Seguindo nossa missão encontramos mais uma casa com um morador. Acionei a buzina da camionete e ninguém nos recebeu. Depois de muito insistir saiu um rapaz que aparentava aproximadamente vinte anos. Desconfiado, manteve certa distância. Expliquei o que estávamos realizando. Reflexivo ele observava. Perguntou o que havia dentro do baú do caminhão. Informamos que era alimento para doação. Solicitamos que se aproximasse para receber. Receoso ele negara e, com medo, voltou a adentrar a simples casa. Deixamos ali uma cesta alimentícia e fomos adiante.
Chegamos à comunidade do Rio da Prata. Ali conhecemos a família do Sr. Joel, oito filhos e pouquíssima esperança de prosperidade àquelas crianças.

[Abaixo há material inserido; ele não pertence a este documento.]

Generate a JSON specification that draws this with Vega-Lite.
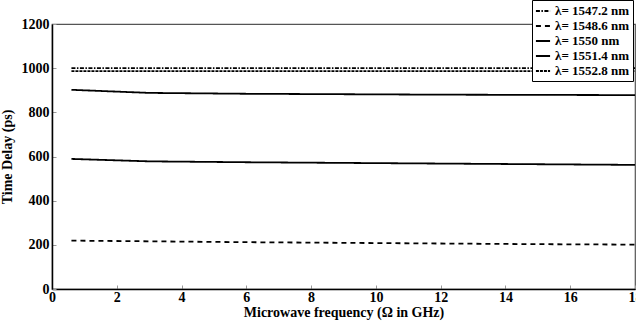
{
  "$schema": "https://vega.github.io/schema/vega-lite/v6.json",
  "width": 583,
  "height": 265,
  "autosize": {"type": "none"},
  "padding": {"left": 52, "top": 24, "right": 1, "bottom": 33},
  "background": "white",
  "config": {
    "font": "Liberation Serif",
    "view": {"stroke": "#555", "strokeWidth": 1.2},
    "axis": {"grid": false, "labelFont": "Liberation Serif", "titleFont": "Liberation Serif", "labelFontWeight": "bold", "titleFontWeight": "bold", "labelFontSize": 14, "titleFontSize": 14, "labelColor": "black", "titleColor": "black", "domainColor": "black", "domainWidth": 1.5, "tickColor": "#999", "tickSize": -4, "tickWidth": 1, "format": "d"}
  },
  "data": {"values": [
    {"f": 0.6, "delay": 1000, "s": "λ= 1547.2 nm"},
    {"f": 18, "delay": 1000, "s": "λ= 1547.2 nm"},
    {"f": 0.6, "delay": 219, "s": "λ= 1548.6 nm"},
    {"f": 3, "delay": 216, "s": "λ= 1548.6 nm"},
    {"f": 6, "delay": 212, "s": "λ= 1548.6 nm"},
    {"f": 9, "delay": 209, "s": "λ= 1548.6 nm"},
    {"f": 12, "delay": 206, "s": "λ= 1548.6 nm"},
    {"f": 15, "delay": 203, "s": "λ= 1548.6 nm"},
    {"f": 18, "delay": 201, "s": "λ= 1548.6 nm"},
    {"f": 0.6, "delay": 902, "s": "λ= 1550 nm"},
    {"f": 3, "delay": 888, "s": "λ= 1550 nm"},
    {"f": 6, "delay": 884, "s": "λ= 1550 nm"},
    {"f": 9, "delay": 882, "s": "λ= 1550 nm"},
    {"f": 12, "delay": 880, "s": "λ= 1550 nm"},
    {"f": 15, "delay": 879, "s": "λ= 1550 nm"},
    {"f": 18, "delay": 878, "s": "λ= 1550 nm"},
    {"f": 0.6, "delay": 589, "s": "λ= 1551.4 nm"},
    {"f": 3, "delay": 578, "s": "λ= 1551.4 nm"},
    {"f": 6, "delay": 574, "s": "λ= 1551.4 nm"},
    {"f": 9, "delay": 571, "s": "λ= 1551.4 nm"},
    {"f": 12, "delay": 568, "s": "λ= 1551.4 nm"},
    {"f": 15, "delay": 565, "s": "λ= 1551.4 nm"},
    {"f": 18, "delay": 562, "s": "λ= 1551.4 nm"},
    {"f": 0.6, "delay": 987, "s": "λ= 1552.8 nm"},
    {"f": 18, "delay": 987, "s": "λ= 1552.8 nm"}
  ]},
  "mark": {"type": "line", "color": "black", "strokeWidth": 1.8, "clip": true},
  "encoding": {
    "x": {"field": "f", "type": "quantitative", "title": "Microwave frequency (Ω in GHz)", "scale": {"domain": [0, 18], "nice": false}, "axis": {"values": [0, 2, 4, 6, 8, 10, 12, 14, 16, 18], "labelPadding": 5, "titlePadding": 1, "labelFlush": false}},
    "y": {"field": "delay", "type": "quantitative", "title": "Time Delay (ps)", "scale": {"domain": [0, 1200], "nice": false}, "axis": {"values": [0, 200, 400, 600, 800, 1000, 1200], "labelPadding": 7, "titlePadding": 7}},
    "strokeDash": {
      "field": "s", "type": "nominal",
      "scale": {"domain": ["λ= 1547.2 nm", "λ= 1548.6 nm", "λ= 1550 nm", "λ= 1551.4 nm", "λ= 1552.8 nm"], "range": [[4, 1.5, 1.5, 1.5], [5, 4], [1, 0], [1, 0], [3, 1]]},
      "legend": {
        "title": null, "orient": "none", "legendX": 480, "legendY": -24,
        "fillColor": "white", "strokeColor": "black", "padding": 3,
        "labelFont": "Liberation Serif", "labelFontWeight": "bold", "labelFontSize": 13, "labelColor": "black",
        "symbolType": "stroke", "symbolStrokeColor": "black", "symbolStrokeWidth": 1.8, "symbolSize": 200, "rowPadding": 0, "labelOffset": 4,
        "encode": {"symbols": {
          "enter": {"strokeDash": {"signal": "datum.label === 'λ= 1550 nm' ? [1, 2] : datum.label === 'λ= 1552.8 nm' ? [3, 2] : scale('strokeDash', datum.value)"}},
          "update": {"strokeDash": {"signal": "datum.label === 'λ= 1550 nm' ? [1, 2] : datum.label === 'λ= 1552.8 nm' ? [3, 2] : scale('strokeDash', datum.value)"}}
        }}
      }
    }
  }
}
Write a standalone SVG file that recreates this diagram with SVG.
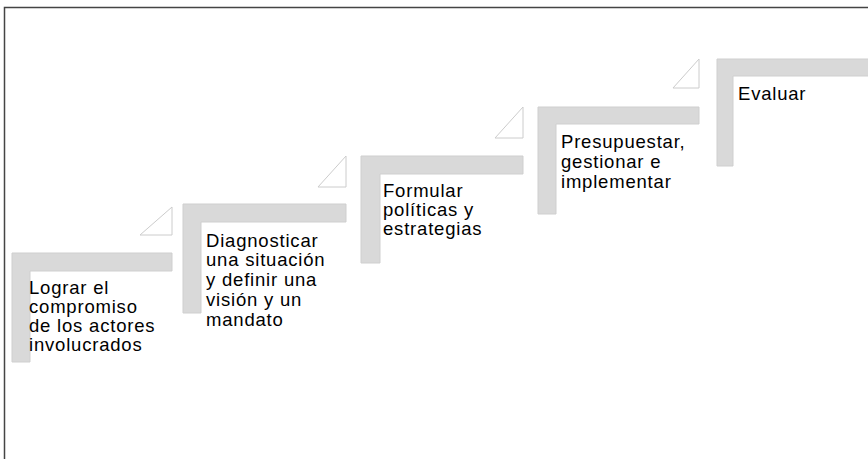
<svg xmlns="http://www.w3.org/2000/svg" width="868" height="459" viewBox="0 0 868 459">
<style>
.bar{fill:#d9d9d9;stroke:#cfcfcf;stroke-width:1}
.tri{fill:#ffffff;stroke:#cccccc;stroke-width:1}
.lbl{font-family:"Liberation Sans",Arial,sans-serif;font-size:18.5px;letter-spacing:0.8px;fill:#000}
</style>
<rect width="868" height="459" fill="#ffffff"/>
<path d="M4.5,459 V7.5 H868" fill="none" stroke="#444" stroke-width="1.5"/>
<g id="step1">
<path class="bar" d="M12,253 H172 V271 H30 V362 H12 Z"/>
<path class="tri" d="M140,235 L172,207 L172,235 Z"/>
<text class="lbl" x="29" y="294">Lograr el</text>
<text class="lbl" x="29" y="313">compromiso</text>
<text class="lbl" x="29" y="332">de los actores</text>
<text class="lbl" x="29" y="351">involucrados</text>
</g>
<g id="step2">
<path class="bar" d="M183,204 H346 V222 H201 V313 H183 Z"/>
<path class="tri" d="M318,187 L346,156 L346,187 Z"/>
<text class="lbl" x="206" y="247">Diagnosticar</text>
<text class="lbl" x="206" y="266">una situación</text>
<text class="lbl" x="206" y="286">y definir una</text>
<text class="lbl" x="206" y="306">visión y un</text>
<text class="lbl" x="206" y="326">mandato</text>
</g>
<g id="step3">
<path class="bar" d="M361,156 H523 V174 H380 V263 H361 Z"/>
<path class="tri" d="M495,138 L523,107 L523,138 Z"/>
<text class="lbl" x="383" y="197">Formular</text>
<text class="lbl" x="383" y="216">políticas y</text>
<text class="lbl" x="383" y="235">estrategias</text>
</g>
<g id="step4">
<path class="bar" d="M538,107 H699 V124 H556 V214 H538 Z"/>
<path class="tri" d="M673,88 L699,59 L699,88 Z"/>
<text class="lbl" x="561" y="148">Presupuestar,</text>
<text class="lbl" x="561" y="168">gestionar e</text>
<text class="lbl" x="561" y="188">implementar</text>
</g>
<g id="step5">
<path class="bar" d="M717,59 H880 V76 H733 V166 H717 Z"/>
<text class="lbl" x="738" y="100">Evaluar</text>
</g>
<g id="connectors"></g>
</svg>
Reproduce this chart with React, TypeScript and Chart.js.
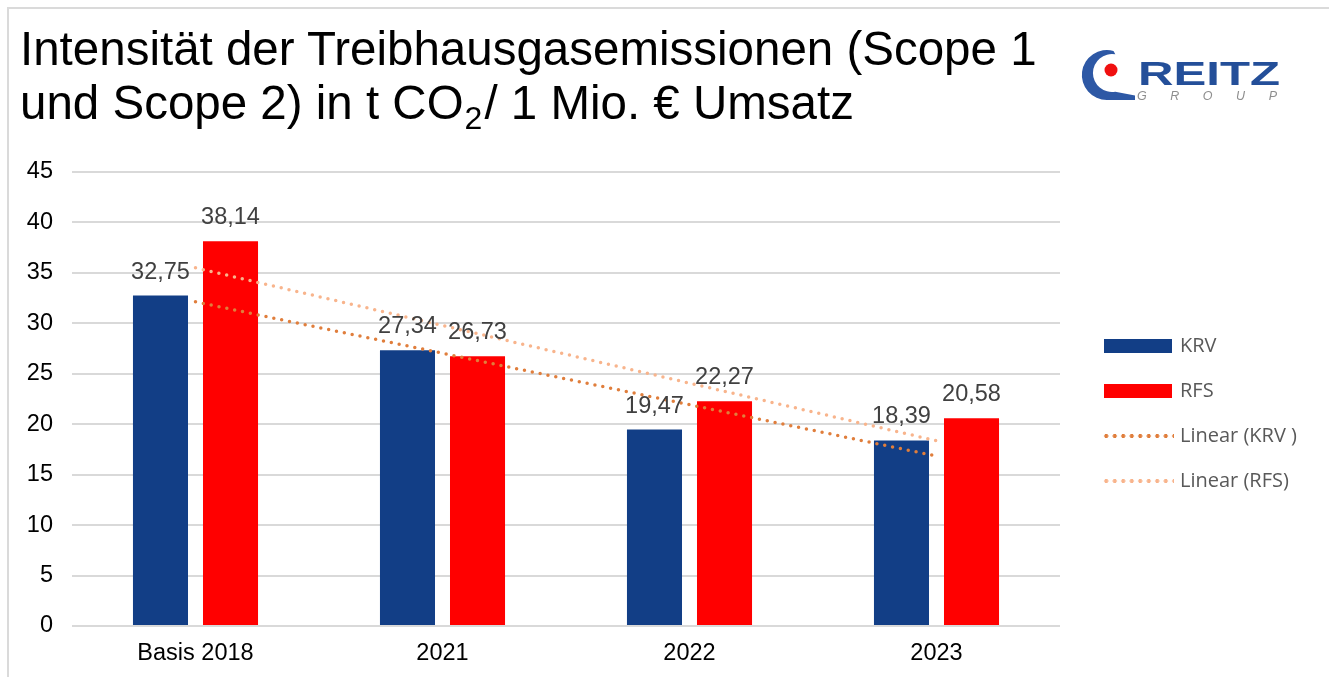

Enquanto conversávamos com o simpático senhor aproximou-se de nós um garoto de aproximadamente dez anos, semblante triste e sorriso apagado, roupas maltrapilhas e chinelos demasiado gastos, cada qual de uma cor.
Lucas era sua graça. Um nome apostólico, poderoso, mas que, diferente de seu portador mais afamado, nesse contexto habitava uma vida sôfrega, ausente de quase tudo e que jamais conhecera um ambiente escolar.
Propus aos pais do Lucas levá-lo à Brasília, a fim de que pudesse ter a oportunidade de estudar e iniciar uma transformação naquele lugarejo às margens do Rio da Prata. Deixei meus contatos com os pais, que prometeram ponderar.
Assim rumamos ao último compromisso: município de Humaitá. Um pequeno logradouro que resume, com uma só palavra, em sua pertinente nomenclatura, toda essa jornada: REALIDADE.